UPDATE
As datenwolf points out my explanation is tied to the OpenGL 2 pipeline, which has been superseded. This means you have to do your own manipulation from world space into screen space if you want to eschew the deprecated methods. Sadly, this little footnote hasn't gotten around to being attached to every last bit of OpenGL sample code or commentary in the universe yet.
Of course I don't know why it's necessarily a bad thing to use the existing GL2 pipeline before picking a library to do the same or building one yourself.
ORIGINAL
I'm playing around with JOGL myself, though I have some limited prior experience with OpenGL. OpenGL uses two matrices to transform all the 3D points you pass through it from 3D model space into 2D screen space, the Projection matrix and the ModelView matrix.
The projection matrix is designed to compensate for the translation between the 3D world and the 2D screen, projecting a higher dimensional space onto a lower dimensional one. You can get lots more details by Googling gluPerspective, which is a function in the glut toolkit for setting that matrix.

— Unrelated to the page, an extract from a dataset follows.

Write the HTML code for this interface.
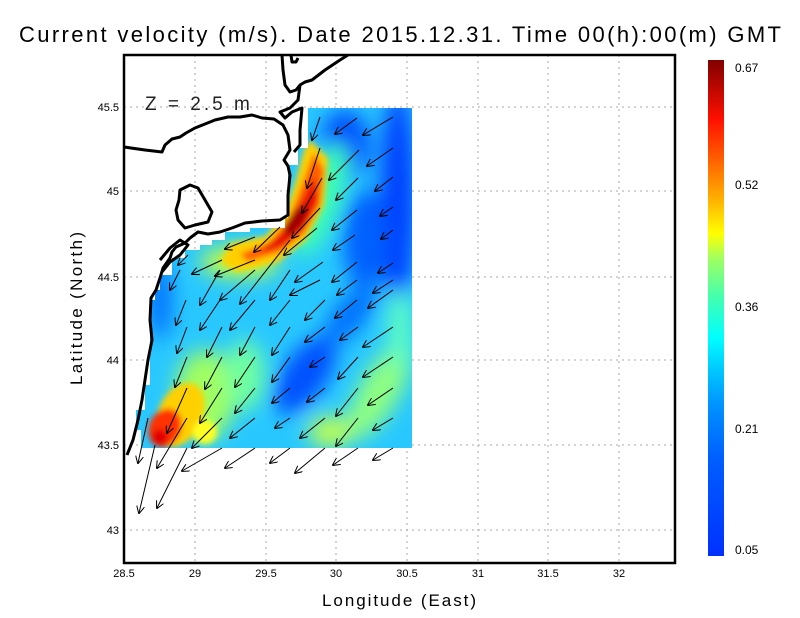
<!DOCTYPE html>
<html><head><meta charset="utf-8"><style>
html,body{margin:0;padding:0;background:#fff;}
svg{display:block;font-family:"Liberation Sans",sans-serif;}
</style></head><body>
<svg id="s" width="800" height="618" viewBox="0 0 800 618" xmlns="http://www.w3.org/2000/svg">
<defs>
<linearGradient id="cb" x1="0" y1="1" x2="0" y2="0">
<stop offset="0" stop-color="#0030ff"/>
<stop offset="0.2" stop-color="#0060ff"/>
<stop offset="0.3" stop-color="#0090ff"/>
<stop offset="0.38" stop-color="#00ccff"/>
<stop offset="0.44" stop-color="#00ffff"/>
<stop offset="0.52" stop-color="#40ffb0"/>
<stop offset="0.6" stop-color="#a0ff60"/>
<stop offset="0.65" stop-color="#ffff00"/>
<stop offset="0.72" stop-color="#ffb000"/>
<stop offset="0.8" stop-color="#ff6000"/>
<stop offset="0.88" stop-color="#ff1000"/>
<stop offset="1" stop-color="#800000"/>
</linearGradient>
<filter id="bl" x="-20%" y="-20%" width="140%" height="140%"><feGaussianBlur stdDeviation="10"/></filter>
<filter id="bl2" x="-30%" y="-30%" width="160%" height="160%"><feGaussianBlur stdDeviation="3"/></filter>
<clipPath id="dc"><path d="M308,108 H412 V448 H141 V430 H136 V410 H145 V385 H150 V300 H155 V290 H160 V275 H172 V258 H185 V250 H200 V245 H212 V240 H225 V232 H250 V228 H285 V218 H288 V165 H298 V148 H308 Z"/></clipPath>
<marker id="ah" markerWidth="8" markerHeight="8" refX="7" refY="4" orient="auto" markerUnits="userSpaceOnUse"><path d="M0,0 L8,4 L0,8" fill="none" stroke="#000" stroke-width="1"/></marker>
</defs>
<g stroke="#aaa" stroke-dasharray="2,4" stroke-width="1">
<line x1="195" y1="55" x2="195" y2="563"/><line x1="266" y1="55" x2="266" y2="563"/><line x1="336" y1="55" x2="336" y2="563"/><line x1="407" y1="55" x2="407" y2="563"/><line x1="478" y1="55" x2="478" y2="563"/><line x1="548" y1="55" x2="548" y2="563"/><line x1="619" y1="55" x2="619" y2="563"/>
<line x1="124" y1="107" x2="675" y2="107"/><line x1="124" y1="191" x2="675" y2="191"/><line x1="124" y1="277" x2="675" y2="277"/><line x1="124" y1="360" x2="675" y2="360"/><line x1="124" y1="445" x2="675" y2="445"/><line x1="124" y1="530" x2="675" y2="530"/>
</g>
<g clip-path="url(#dc)">
<rect x="120" y="100" width="300" height="360" fill="#28c8ff"/>
<g filter="url(#bl)">
<ellipse cx="398" cy="200" rx="18" ry="110" fill="#0040ff"/>
<ellipse cx="345" cy="145" rx="25" ry="35" fill="#0050ff"/>
<ellipse cx="365" cy="240" rx="22" ry="50" fill="#0060ff"/>
<ellipse cx="305" cy="375" rx="22" ry="45" fill="#0050ff" transform="rotate(35 305 375)"/>
<ellipse cx="350" cy="315" rx="16" ry="35" fill="#0070ff" transform="rotate(40 350 315)"/>
<ellipse cx="160" cy="300" rx="12" ry="40" fill="#0070ff"/>
<ellipse cx="205" cy="395" rx="30" ry="45" fill="#a0ff60"/>
<ellipse cx="245" cy="375" rx="20" ry="35" fill="#70ffa0"/>
<ellipse cx="380" cy="390" rx="20" ry="55" fill="#90ff80" transform="rotate(30 380 390)"/>
<ellipse cx="330" cy="432" rx="22" ry="16" fill="#c0ff50"/>
<ellipse cx="400" cy="330" rx="12" ry="40" fill="#60ffc0"/>
<ellipse cx="320" cy="200" rx="20" ry="60" fill="#40ffb0" transform="rotate(20 320 200)"/>
<ellipse cx="240" cy="262" rx="40" ry="16" fill="#c0ff40"/>
</g>
<g filter="url(#bl2)">
<ellipse cx="180" cy="415" rx="22" ry="34" fill="#ffd000" transform="rotate(25 180 415)"/>
<ellipse cx="165" cy="428" rx="16" ry="20" fill="#ff3000" transform="rotate(25 165 428)"/>
<ellipse cx="160" cy="437" rx="8" ry="8" fill="#e00000"/>
<ellipse cx="205" cy="432" rx="12" ry="12" fill="#ffff20"/>
<path d="M310,140 L328,158 L324,205 L306,240 L278,262 L238,272 L220,262 L230,244 L266,236 L286,210 L296,180 L304,150 Z" fill="#ffd000"/>
<path d="M314,152 L324,170 L320,205 L304,234 L280,252 L248,262 L240,254 L270,242 L290,216 L302,185 Z" fill="#ff6000"/>
<path d="M314,175 L318,200 L304,228 L282,246 L262,252 L266,244 L286,230 L300,205 Z" fill="#e81000"/>
<ellipse cx="296" cy="220" rx="7" ry="18" fill="#a00000" transform="rotate(35 296 220)"/>
</g>
</g>
<g fill="none" stroke="#000" stroke-width="3" stroke-linejoin="round">
<path d="M124,147 L145,150 L162,152 L165,145 L172,139 L180,137 L186,133 L195,128 L205,124 L215,120 L228,117 L240,117 L252,115 L262,118 L274,119 L283,125 L288,135 L290,150 L284,160 L288,166 L290,175 L288,195 L288,215 L280,220 L262,221 L245,223 L232,228 L220,232 L208,234 L198,232 L190,238 L185,243 L176,247 L172,252 L170,258 L163,268 L160,278 L156,290 L151,298 L150,320 L152,340 L148,360 L145,380 L142,400 L138,420 L133,440 L127,455"/>
<path d="M180,190 L190,185 L198,188 L205,200 L212,212 L208,222 L195,225 L185,228 L178,220 L176,210 L179,200 Z"/>
<path d="M160,260 L170,248 L180,240 L188,245 L180,255 L170,262 L162,272"/>
<path d="M282,55 L283,70 L285,85 L290,92 L296,90 L300,85 L305,82 L312,80 L325,70 L340,60 L348,55"/>
<path d="M291,55 L292,62 L296,62 L298,58"/>
<path d="M300,85 L298,100 L290,108 L280,112 L285,118 L292,112 L302,108 L300,130 L300,145 L294,152"/>
</g>
<text x="145" y="110" font-size="19" fill="#222" letter-spacing="3">Z = 2.5 m</text>
<g id="arr" stroke="#000" stroke-width="1" marker-end="url(#ah)"></g>
<rect x="124" y="55" width="551" height="508" fill="none" stroke="#000" stroke-width="2.5"/>
<g font-size="11" fill="#000" text-anchor="middle">
<text x="124" y="577">28.5</text><text x="195" y="577">29</text><text x="266" y="577">29.5</text><text x="336" y="577">30</text><text x="407" y="577">30.5</text><text x="478" y="577">31</text><text x="548" y="577">31.5</text><text x="619" y="577">32</text>
</g>
<g font-size="11" fill="#000" text-anchor="end">
<text x="119" y="111">45.5</text><text x="119" y="195">45</text><text x="119" y="281">44.5</text><text x="119" y="364">44</text><text x="119" y="449">43.5</text><text x="119" y="534">43</text>
</g>
<text x="19" y="42" font-size="22" fill="#000" textLength="762" lengthAdjust="spacing">Current velocity (m/s). Date 2015.12.31. Time 00(h):00(m) GMT</text>
<text x="322" y="606" font-size="17" fill="#000" textLength="154" lengthAdjust="spacing">Longitude (East)</text>
<text transform="translate(82,385) rotate(-90)" font-size="17" fill="#000" textLength="153" lengthAdjust="spacing">Latitude (North)</text>
<rect x="708" y="60" width="16" height="496" fill="url(#cb)"/>
<g font-size="12" fill="#000">
<text x="735" y="72">0.67</text><text x="735" y="189">0.52</text><text x="735" y="311">0.36</text><text x="735" y="433">0.21</text><text x="735" y="554">0.05</text>
</g>
</svg>
<script>
var A=[
[[320,117,-8,23],[357,118,-22,16],[393,117,-30,18]],
[[320,148,-13,40],[359,150,-30,30],[393,148,-26,18]],
[[322,178,-20,35],[358,178,-22,22],[393,177,-18,14]],
[[320,208,-28,30],[357,210,-25,20],[393,207,-13,9]],
[[255,237,-30,12],[280,227,-26,25],[317,228,-33,27],[355,235,-22,15],[393,230,-12,9]],
[[188,255,-10,10],[222,260,-30,14],[255,260,-40,16],[290,240,-50,64],[323,262,-28,20],[357,262,-25,20],[393,263,-15,10]],
[[180,270,-10,20],[220,270,-20,35],[255,270,-35,30],[290,270,-20,30],[320,280,-30,15],[357,280,-20,15],[393,280,-20,13]],
[[186,300,-10,25],[220,300,-20,30],[255,300,-25,30],[290,300,-20,25],[325,300,-20,20],[357,300,-22,18],[393,290,-25,18]],
[[187,327,-10,26],[222,327,-15,30],[255,327,-15,28],[290,327,-18,28],[325,327,-20,15],[358,327,-18,13],[393,327,-30,20]],
[[187,357,-12,30],[222,357,-17,32],[255,357,-20,30],[290,357,-18,25],[325,357,-15,10],[358,357,-20,22],[393,357,-30,20]],
[[187,388,-20,45],[222,388,-22,35],[255,388,-20,25],[290,388,-18,15],[325,388,-18,14],[358,388,-22,28],[393,388,-25,17]],
[[148,418,-10,45],[187,418,-30,50],[222,418,-30,30],[255,418,-25,20],[290,418,-15,10],[325,418,-25,20],[358,418,-22,28],[393,418,-20,12]],
[[155,445,-16,68],[187,448,-30,60],[222,448,-40,23],[255,448,-30,20],[290,448,-20,15],[325,448,-30,25],[358,448,-25,17],[393,448,-20,12]]
];
var g=document.getElementById('arr'),ns='http://www.w3.org/2000/svg';
A.forEach(function(r){r.forEach(function(a){var l=document.createElementNS(ns,'line');l.setAttribute('x1',a[0]);l.setAttribute('y1',a[1]);l.setAttribute('x2',a[0]+a[2]);l.setAttribute('y2',a[1]+a[3]);g.appendChild(l);});});
</script>
</body></html>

The ModelView1 matrix on the other hand is responsible for translating 3D coordinates items from scene space into view (or camera) space. How exactly this is done depends on how you're representing the camera. Three common ways of representing the camera are
- A vector for the position, a vector for the target of the camera, and a vector for the 'up' direction
- A vector for the position plus a quaternion for the orientation (plus perhaps a single floating point value for scale, or leave scale set to 1)
- A single 4x4 matrix containing position, orientation and scale
Whichever one you use will require you to write code to translate the representation into something you can give to the OpenGL methods to set up the ModelView matrix, as well as writing code than translates user actions into modifications to the Camera data.
There are a number of demos in JOGL-Demos and JOCL-Demos that involve this kind of manipulation. For instance, this class is designed to act as a kind of primitive camera which can zoom in and out and rotate around the origin of the scene, but cannot turn otherwise. It's therefore represented as only 3 floats: and X and Y rotation and a Z distance. It applies its transform to the Modelview something like this2:
gl.glMatrixMode(GL2.GL_MODELVIEW);
gl.glLoadIdentity();
gl.glTranslatef(0, 0, z);
gl.glRotatef(rotx, 1f, 0f, 0f);
gl.glRotatef(roty, 0f, 1.0f, 0f);
I'm currently experimenting with a Quaternion+Vector+Float based camera using the Java Vecmath library, and I apply my camera transform like this:
Quat4d orientation;
Vector3d position;
double scale;
...
public void applyMatrix(GL2 gl) {
Matrix4d matrix = new Matrix4d(orientation, position, scale);
double[] glmatrix = new double[] {
matrix.m00, matrix.m10, matrix.m20, matrix.m30,
matrix.m01, matrix.m11, matrix.m21, matrix.m31,
matrix.m02, matrix.m12, matrix.m22, matrix.m32,
matrix.m03, matrix.m13, matrix.m23, matrix.m33,
};
gl.glMatrixMode(GL2.GL_MODELVIEW);
gl.glLoadMatrixd(glmatrix, 0);
}
1: The reason it's called the ModelView and not just the View matrix is because you can actually push and pop matrices on the ModelView stack (this is true of all OpenGL transformation matrices I believe). Typically you either have a full stack of matrices representing various transformations of items relative to one another in the scene graph, with the bottom one representing the camera transform, or you have a single camera transform and keep everything in the scene graph in world space coordinates (which kind of defeats the point of having a scene graph, but whatever).
2: In practice you wouldn't see the calls to gl.glMatrixMode(GL2.GL_MODELVIEW); in the code because the GL state machine is simply left in MODELVIEW mode all the time unless you're actively setting the projection matrix.